- Nickname: Bill
- Born: William James Green 23 April 1917 Bristol, England, UK
- Died: 7 November 2014 (aged 97) Bristol, England, UK
- Allegiance: United Kingdom
- Branch: Royal Auxiliary Air Force Royal Air Force
- Service years: 1936–1945
- Rank: Flight Lieutenant
- Unit: No. 501 Squadron RAF
- Conflicts: World War II Battle of Britain,;
- Other work: CEO, Crown Paints Ltd.

= Bill Green (RAF officer) =

Flight Lieutenant William James Green AE (23 April 1917 – 7 November 2014) was a British fighter pilot, who served with the RAF during World War II. Green flew Hawker Hurricanes for nine days during the Battle of Britain, between 20 and 29 August 1940. During that time he was shot down twice: the first time on 24 August 1940, crash landing at Hawkinge, and again on 29 August over Deal in Kent.

==Royal Air Force==
Green joined the Royal Auxiliary Air Force as an engine fitter in December 1936, and later trained as a pilot. On joining No. 501 Squadron RAF on 19 August 1940, Green had flown only about five hours in Hurricanes, and had only flown one for the first time the day before but was sent into action on 20 August 1940. Green considered himself to have been one of the least trained pilots during the Battle of Britain and lucky to have survived.
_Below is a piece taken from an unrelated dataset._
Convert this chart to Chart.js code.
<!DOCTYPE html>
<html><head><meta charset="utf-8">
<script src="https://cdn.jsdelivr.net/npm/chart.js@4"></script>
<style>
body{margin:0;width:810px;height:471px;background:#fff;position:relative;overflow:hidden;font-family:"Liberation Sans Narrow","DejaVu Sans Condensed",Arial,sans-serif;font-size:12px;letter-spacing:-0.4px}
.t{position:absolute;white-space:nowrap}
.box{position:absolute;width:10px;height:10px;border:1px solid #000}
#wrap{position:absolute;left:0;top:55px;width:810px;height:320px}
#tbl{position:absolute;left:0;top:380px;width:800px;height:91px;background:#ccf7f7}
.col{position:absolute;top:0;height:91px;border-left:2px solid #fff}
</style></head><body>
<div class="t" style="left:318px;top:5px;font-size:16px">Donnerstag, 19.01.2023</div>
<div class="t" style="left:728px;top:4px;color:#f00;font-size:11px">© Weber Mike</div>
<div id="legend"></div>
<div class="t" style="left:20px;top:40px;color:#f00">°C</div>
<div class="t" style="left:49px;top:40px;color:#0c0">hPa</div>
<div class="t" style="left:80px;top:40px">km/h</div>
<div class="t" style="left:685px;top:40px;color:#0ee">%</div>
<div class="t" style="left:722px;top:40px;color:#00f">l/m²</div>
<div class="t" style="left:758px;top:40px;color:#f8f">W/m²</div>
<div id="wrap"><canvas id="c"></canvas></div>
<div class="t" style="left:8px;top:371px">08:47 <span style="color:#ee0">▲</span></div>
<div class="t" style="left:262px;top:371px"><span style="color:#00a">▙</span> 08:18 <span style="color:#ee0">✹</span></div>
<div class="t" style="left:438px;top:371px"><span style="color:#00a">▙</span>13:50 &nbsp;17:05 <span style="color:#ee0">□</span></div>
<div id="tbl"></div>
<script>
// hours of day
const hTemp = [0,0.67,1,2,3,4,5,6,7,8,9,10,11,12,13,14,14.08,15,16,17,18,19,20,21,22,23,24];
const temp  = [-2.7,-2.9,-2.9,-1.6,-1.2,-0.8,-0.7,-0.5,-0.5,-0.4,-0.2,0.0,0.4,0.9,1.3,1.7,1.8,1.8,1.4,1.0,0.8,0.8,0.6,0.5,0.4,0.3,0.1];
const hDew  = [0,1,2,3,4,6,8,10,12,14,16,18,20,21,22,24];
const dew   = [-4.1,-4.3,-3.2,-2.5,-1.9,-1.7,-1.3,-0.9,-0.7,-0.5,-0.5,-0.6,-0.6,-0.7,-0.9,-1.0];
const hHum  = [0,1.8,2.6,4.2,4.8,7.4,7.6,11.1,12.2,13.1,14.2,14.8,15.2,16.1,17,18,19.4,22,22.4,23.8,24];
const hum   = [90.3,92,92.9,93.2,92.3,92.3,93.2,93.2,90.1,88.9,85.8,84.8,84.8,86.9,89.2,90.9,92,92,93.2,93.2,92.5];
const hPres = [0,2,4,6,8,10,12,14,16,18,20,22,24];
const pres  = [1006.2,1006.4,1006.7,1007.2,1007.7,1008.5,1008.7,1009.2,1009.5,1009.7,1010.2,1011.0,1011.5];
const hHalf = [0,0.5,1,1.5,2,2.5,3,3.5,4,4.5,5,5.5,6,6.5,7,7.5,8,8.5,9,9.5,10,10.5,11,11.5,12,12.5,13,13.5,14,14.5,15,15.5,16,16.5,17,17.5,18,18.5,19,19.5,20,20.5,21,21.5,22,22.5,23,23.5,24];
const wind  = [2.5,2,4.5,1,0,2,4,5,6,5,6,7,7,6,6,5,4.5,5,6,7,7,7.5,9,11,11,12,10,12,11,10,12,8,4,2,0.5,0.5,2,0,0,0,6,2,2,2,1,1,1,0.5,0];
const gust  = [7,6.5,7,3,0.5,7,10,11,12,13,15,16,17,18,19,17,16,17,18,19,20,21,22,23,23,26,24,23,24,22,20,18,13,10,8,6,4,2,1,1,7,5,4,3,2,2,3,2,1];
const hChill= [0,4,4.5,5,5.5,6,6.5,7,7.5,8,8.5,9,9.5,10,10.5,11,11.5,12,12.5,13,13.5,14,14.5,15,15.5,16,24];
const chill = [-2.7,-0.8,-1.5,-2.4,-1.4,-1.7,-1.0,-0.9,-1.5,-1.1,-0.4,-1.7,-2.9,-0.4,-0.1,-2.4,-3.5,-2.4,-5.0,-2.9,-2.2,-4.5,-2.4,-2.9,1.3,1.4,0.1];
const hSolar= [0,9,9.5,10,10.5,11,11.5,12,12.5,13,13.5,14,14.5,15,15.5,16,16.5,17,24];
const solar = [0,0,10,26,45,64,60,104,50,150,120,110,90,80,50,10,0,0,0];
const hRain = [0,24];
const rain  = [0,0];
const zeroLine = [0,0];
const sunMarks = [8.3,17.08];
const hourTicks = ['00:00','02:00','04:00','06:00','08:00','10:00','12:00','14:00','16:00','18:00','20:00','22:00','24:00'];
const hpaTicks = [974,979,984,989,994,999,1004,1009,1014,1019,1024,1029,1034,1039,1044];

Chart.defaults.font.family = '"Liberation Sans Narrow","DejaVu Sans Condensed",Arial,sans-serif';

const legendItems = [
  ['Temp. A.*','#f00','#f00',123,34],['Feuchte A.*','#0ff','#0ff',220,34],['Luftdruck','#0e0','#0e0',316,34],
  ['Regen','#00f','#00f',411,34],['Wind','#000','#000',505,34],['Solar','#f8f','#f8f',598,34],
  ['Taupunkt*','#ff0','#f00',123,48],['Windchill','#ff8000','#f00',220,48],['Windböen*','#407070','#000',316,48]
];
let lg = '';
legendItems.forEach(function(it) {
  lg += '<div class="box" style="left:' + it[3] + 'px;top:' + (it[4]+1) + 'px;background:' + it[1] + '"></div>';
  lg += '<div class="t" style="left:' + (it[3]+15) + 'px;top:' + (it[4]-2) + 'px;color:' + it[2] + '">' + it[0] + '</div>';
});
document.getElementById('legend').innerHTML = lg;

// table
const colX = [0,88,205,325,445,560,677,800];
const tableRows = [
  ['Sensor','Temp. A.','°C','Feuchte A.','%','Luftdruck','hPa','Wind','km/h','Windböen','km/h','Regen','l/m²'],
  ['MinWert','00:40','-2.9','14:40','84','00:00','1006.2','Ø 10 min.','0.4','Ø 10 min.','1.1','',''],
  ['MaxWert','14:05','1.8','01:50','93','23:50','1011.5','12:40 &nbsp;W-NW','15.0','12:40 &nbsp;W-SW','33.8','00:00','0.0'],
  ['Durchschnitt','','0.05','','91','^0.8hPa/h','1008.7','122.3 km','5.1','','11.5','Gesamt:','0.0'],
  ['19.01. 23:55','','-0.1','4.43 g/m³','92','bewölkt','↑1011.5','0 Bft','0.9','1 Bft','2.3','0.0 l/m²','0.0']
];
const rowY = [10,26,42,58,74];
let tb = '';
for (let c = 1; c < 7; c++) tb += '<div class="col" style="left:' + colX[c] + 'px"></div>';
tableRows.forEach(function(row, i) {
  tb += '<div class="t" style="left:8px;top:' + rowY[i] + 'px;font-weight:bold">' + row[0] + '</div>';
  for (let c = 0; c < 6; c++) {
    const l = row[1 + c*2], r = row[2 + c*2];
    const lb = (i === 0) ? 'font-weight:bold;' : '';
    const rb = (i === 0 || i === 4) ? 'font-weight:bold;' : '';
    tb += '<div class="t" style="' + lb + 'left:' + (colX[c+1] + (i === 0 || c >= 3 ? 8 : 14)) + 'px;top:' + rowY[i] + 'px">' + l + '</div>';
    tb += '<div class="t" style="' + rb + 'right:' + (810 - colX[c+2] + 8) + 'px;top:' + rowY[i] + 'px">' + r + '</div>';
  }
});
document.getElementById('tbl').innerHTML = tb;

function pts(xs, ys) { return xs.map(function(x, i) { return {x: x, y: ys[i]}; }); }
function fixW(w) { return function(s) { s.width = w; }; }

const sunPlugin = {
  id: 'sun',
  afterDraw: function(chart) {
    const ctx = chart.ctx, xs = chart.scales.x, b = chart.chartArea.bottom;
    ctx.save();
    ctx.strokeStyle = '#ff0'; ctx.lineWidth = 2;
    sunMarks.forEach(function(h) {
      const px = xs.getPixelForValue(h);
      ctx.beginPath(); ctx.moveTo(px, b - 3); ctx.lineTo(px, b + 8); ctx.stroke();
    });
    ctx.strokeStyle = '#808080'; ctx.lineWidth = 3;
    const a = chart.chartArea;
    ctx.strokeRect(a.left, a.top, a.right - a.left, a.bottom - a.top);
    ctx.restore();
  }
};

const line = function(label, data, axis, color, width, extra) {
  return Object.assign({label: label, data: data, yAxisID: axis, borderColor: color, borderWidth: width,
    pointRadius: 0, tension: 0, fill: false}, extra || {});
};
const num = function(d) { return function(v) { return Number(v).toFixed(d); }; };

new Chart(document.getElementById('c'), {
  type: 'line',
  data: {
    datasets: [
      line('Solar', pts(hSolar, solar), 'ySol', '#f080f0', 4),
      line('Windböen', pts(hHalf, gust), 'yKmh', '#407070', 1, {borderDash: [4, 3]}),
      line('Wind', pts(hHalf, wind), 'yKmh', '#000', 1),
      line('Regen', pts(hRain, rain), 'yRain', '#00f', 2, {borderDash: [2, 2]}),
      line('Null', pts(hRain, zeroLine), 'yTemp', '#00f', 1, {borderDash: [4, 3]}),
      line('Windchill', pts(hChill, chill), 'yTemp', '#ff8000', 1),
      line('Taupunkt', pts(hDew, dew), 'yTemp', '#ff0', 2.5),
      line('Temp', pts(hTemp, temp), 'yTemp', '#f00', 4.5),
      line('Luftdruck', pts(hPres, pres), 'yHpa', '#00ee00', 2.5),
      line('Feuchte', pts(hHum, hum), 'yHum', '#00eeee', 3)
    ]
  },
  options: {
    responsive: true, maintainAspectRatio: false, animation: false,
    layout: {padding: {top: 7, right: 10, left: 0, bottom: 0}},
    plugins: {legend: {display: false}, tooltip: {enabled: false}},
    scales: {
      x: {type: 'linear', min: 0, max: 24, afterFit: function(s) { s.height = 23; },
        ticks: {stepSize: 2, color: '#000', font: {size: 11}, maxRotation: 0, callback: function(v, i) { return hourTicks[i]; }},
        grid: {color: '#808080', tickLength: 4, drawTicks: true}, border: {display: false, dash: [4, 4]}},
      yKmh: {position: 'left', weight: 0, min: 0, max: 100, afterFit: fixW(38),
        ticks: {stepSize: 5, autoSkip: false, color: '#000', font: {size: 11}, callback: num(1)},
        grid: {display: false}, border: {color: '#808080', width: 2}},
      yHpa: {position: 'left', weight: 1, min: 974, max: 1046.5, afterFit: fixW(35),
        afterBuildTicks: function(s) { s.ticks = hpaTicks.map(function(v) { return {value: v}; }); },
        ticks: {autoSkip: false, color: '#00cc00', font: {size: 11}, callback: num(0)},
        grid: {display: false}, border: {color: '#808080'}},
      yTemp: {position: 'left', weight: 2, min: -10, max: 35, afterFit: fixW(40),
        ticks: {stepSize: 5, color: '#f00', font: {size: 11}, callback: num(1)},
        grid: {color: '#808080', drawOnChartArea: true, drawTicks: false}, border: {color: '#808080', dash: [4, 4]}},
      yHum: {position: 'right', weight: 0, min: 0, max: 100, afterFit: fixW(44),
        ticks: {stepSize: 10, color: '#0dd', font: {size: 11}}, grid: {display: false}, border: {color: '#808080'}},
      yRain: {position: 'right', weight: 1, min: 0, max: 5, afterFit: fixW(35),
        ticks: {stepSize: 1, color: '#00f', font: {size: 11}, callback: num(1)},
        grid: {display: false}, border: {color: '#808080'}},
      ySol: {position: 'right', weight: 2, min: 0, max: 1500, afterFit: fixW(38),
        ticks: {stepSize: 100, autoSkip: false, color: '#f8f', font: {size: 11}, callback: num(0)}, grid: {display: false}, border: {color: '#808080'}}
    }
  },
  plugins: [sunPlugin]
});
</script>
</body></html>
The first thing Green knew of being shot down on 29 August 1940 was a large hole appearing in his armoured windscreen; he never saw the aircraft that shot him down. He managed to exit his aircraft but his parachute initially failed to open as his drogue parachute lines had been cut about nine inches above where they joined the main parachute. His boots were ripped off his feet during the ensuing high-speed fall, and he later remembered quite clearly wondering whether his wife of 12 weeks, Bertha, would wonder whether he had wondered what it would feel like to "hit the deck". Green had resigned himself to his death, but just as he neared the treetops, the parachute eventually opened without the drogue, and he landed almost immediately in a farm in Elham Valley near Folkestone, only to discover that he couldn't stand as he had been wounded in the leg:

Two blokes came out of the farmhouse with shotguns and realised I was English. They helped me up and I couldn't stand because I'd been hit, without knowing it, in the leg. They took me back to the farmhouse and gave me a cup of tea and that was the end of the Battle of Britain as far as I was concerned.

He continued to serve in the RAF, rising from the rank of Sergeant Pilot to Flight Lieutenant.

==Later life==

Prior to retirement, Bill Green was chair of Reed International and managing director of Crown Paints.

Bill Green resided for the final years of his life in the Bristol area, and was one of the last living members of The Few. He was involved with several ex-service charities, including the Royal Air Forces Association and the Local & County Air Cadets Organization.

Bill Green died on 7 November 2014, aged 97. On the day of his funeral, two minutes of silence were held, and the flag was lowered to half mast at the Crown Paints facility in Darwen.